No livro O Pobre de Direita, Jessé Souza oferece uma análise surpreendente ao defender que o racismo, mais do que as questões econômicas ou os valores tradicionais, é o principal motor por trás da ascensão da extrema direita no Brasil. Essa interpretação inédita chama a atenção ao examinar um fenômeno recente e profundo: o aumento expressivo do apoio popular a uma política conservadora, que emergiu com força a partir das eleições de 2018, transformando a cena política brasileira.
Para entender esse cenário, é essencial considerar o contexto sociopolítico em que vive o brasileiro. Nas últimas décadas, as classes mais empobrecidas experimentaram algumas melhorias em suas condições de vida, especialmente durante os anos de políticas sociais mais amplas. Contudo, o apoio de grande parte dessas mesmas classes à extrema direita, que propõe o desmonte de muitas dessas conquistas, levanta questões inquietantes. Por que tantos brasileiros mais pobres passaram a apoiar uma agenda política que, ao fim, parece trabalhar contra seus próprios interesses, retirando direitos e desmantelando políticas públicas que lhes beneficiavam?
Jessé Souza encontra parte da resposta ao focar em dois grupos específicos: o branco pobre e o negro evangélico. Ambos representam facetas diferentes, mas complementares, dessa nova realidade política. Ao explorar as demandas de indivíduos desses grupos, Souza revela um cenário onde o racismo não apenas permeia o discurso dos mais favorecidos, como também é absorvido pelas camadas populares, muitas vezes influenciadas pelo crescente poder das igrejas evangélicas. Essas igrejas, que têm um peso considerável na formação da identidade política de milhões de brasileiros, frequentemente se alinham a discursos conservadores, enfatizando valores morais que reforçam divisões e preconceitos.
O autor ainda destaca como o conservadorismo moral, que ganhou força nas regiões Sul e Sudeste, onde a maioria populacional é branca, foi aos poucos sendo absorvido também pela população racializada, criando uma aliança paradoxal entre segmentos que deveriam, em tese, estar em oposição. Essa estranha sintonia entre a classe média branca e os pobres racializados ecoa a ideia de uma “vingança dos bastardos”, termo que Souza usa para descrever o ressentimento acumulado por aqueles que, historicamente, foram marginalizados e que agora se sentem traídos pelas promessas de um Brasil mais justo e igualitário.

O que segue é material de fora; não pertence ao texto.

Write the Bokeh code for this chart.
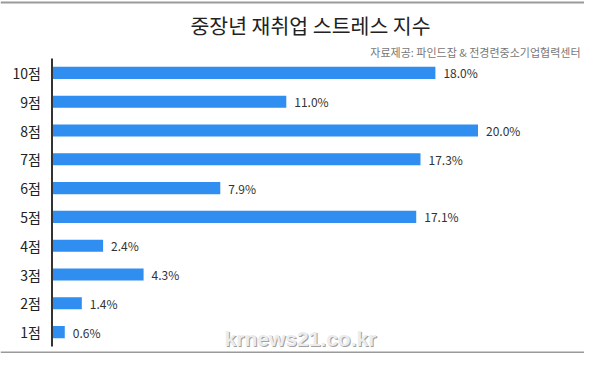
from bokeh.plotting import figure
from bokeh.models import Range1d, Label, ColumnDataSource, Span
from bokeh.core.properties import value
from bokeh.embed import file_html
from bokeh.resources import INLINE

categories = ["10점", "9점", "8점", "7점", "6점", "5점", "4점", "3점", "2점", "1점"]
values = [18.0, 11.0, 20.0, 17.3, 7.9, 17.1, 2.4, 4.3, 1.4, 0.6]
value_labels = ["18.0%", "11.0%", "20.0%", "17.3%", "7.9%", "17.1%", "2.4%", "4.3%", "1.4%", "0.6%"]
title_text = "중장년 재취업 스트레스 지수"
source_text = "자료제공: 파인드잡 & 전경련중소기업협력센터"
watermark_text = "krnews21.co.kr"

KR = "Noto Sans CJK KR"
W, H = 584, 353
PX_PER_PCT = 21.3
ZERO_X = 51.5          # figure px of the value axis
ROW = 28.8             # px per category row
TOP = 58               # px above first row

n = len(categories)
rows = list(range(n))
src = ColumnDataSource(dict(cat=categories, val=values, lab=value_labels, row=rows,
                            zero=[0] * n))

p = figure(width=W, height=H, output_backend="svg", toolbar_location=None,
           x_range=Range1d(-ZERO_X / PX_PER_PCT, (W - ZERO_X) / PX_PER_PCT),
           y_range=Range1d((H - TOP - ROW / 2) / ROW, -(TOP + ROW / 2) / ROW),
           min_border=0, min_border_left=0, min_border_right=0,
           min_border_top=0, min_border_bottom=0)
p.axis.visible = False
p.grid.visible = False
p.outline_line_color = None

p.hbar(y="row", right="val", left=0, height=0.42, source=src,
       fill_color="#2f8ef0", line_color=None)
# value axis line spanning all categories
p.segment(x0=0, y0=-0.5, x1=0, y1=n - 0.5, line_color="#333333", line_width=2)
# category labels
p.text(x="zero", y="row", text="cat", source=src, x_offset=-11,
       text_baseline="middle", text_align="right", text_font=value(KR),
       text_font_size="14px", text_color="#222222")
# value labels
p.text(x="val", y="row", text="lab", source=src, x_offset=8,
       text_baseline="middle", text_align="left", text_font=value(KR),
       text_font_size="12px", text_color="#333333")

p.add_layout(Label(x=310, y=H - 24, x_units="screen", y_units="screen",
                   text=title_text, text_align="center", text_baseline="middle",
                   text_font=KR, text_font_size="20.5px", text_color="#222222"))
p.add_layout(Label(x=580, y=H - 51, x_units="screen", y_units="screen",
                   text=source_text, text_align="right", text_baseline="middle",
                   text_font=KR, text_font_size="11px", text_color="#777777"))
p.add_layout(Label(x=301, y=H - 339, x_units="screen", y_units="screen",
                   text=watermark_text, text_align="center", text_baseline="middle",
                   text_font="Liberation Sans", text_font_style="bold",
                   text_font_size="21px", text_color="#a0a0a0"))
p.add_layout(Label(x=300, y=H - 338, x_units="screen", y_units="screen",
                   text=watermark_text, text_align="center", text_baseline="middle",
                   text_font="Liberation Sans", text_font_style="bold",
                   text_font_size="21px", text_color="#ececec"))
p.add_layout(Span(location=1, dimension="width", location_units="screen",
                  line_color="#9a9a9a", line_width=2))
p.add_layout(Span(location=H - 2, dimension="width", location_units="screen",
                  line_color="#9a9a9a", line_width=2))

open("out.html", "w").write(file_html(p, INLINE))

A análise de Jessé Souza se revela crucial para compreender como o Brasil chegou a um ponto onde uma parte significativa da população vê na extrema direita uma resposta para seus anseios. Ao nos debruçarmos sobre as interseções de raça, religião, e ressentimento social, o sociólogo propõe uma reflexão essencial para entender como essas dinâmicas afetam o tecido social brasileiro e alimentam o atual conservadorismo que molda o futuro do país.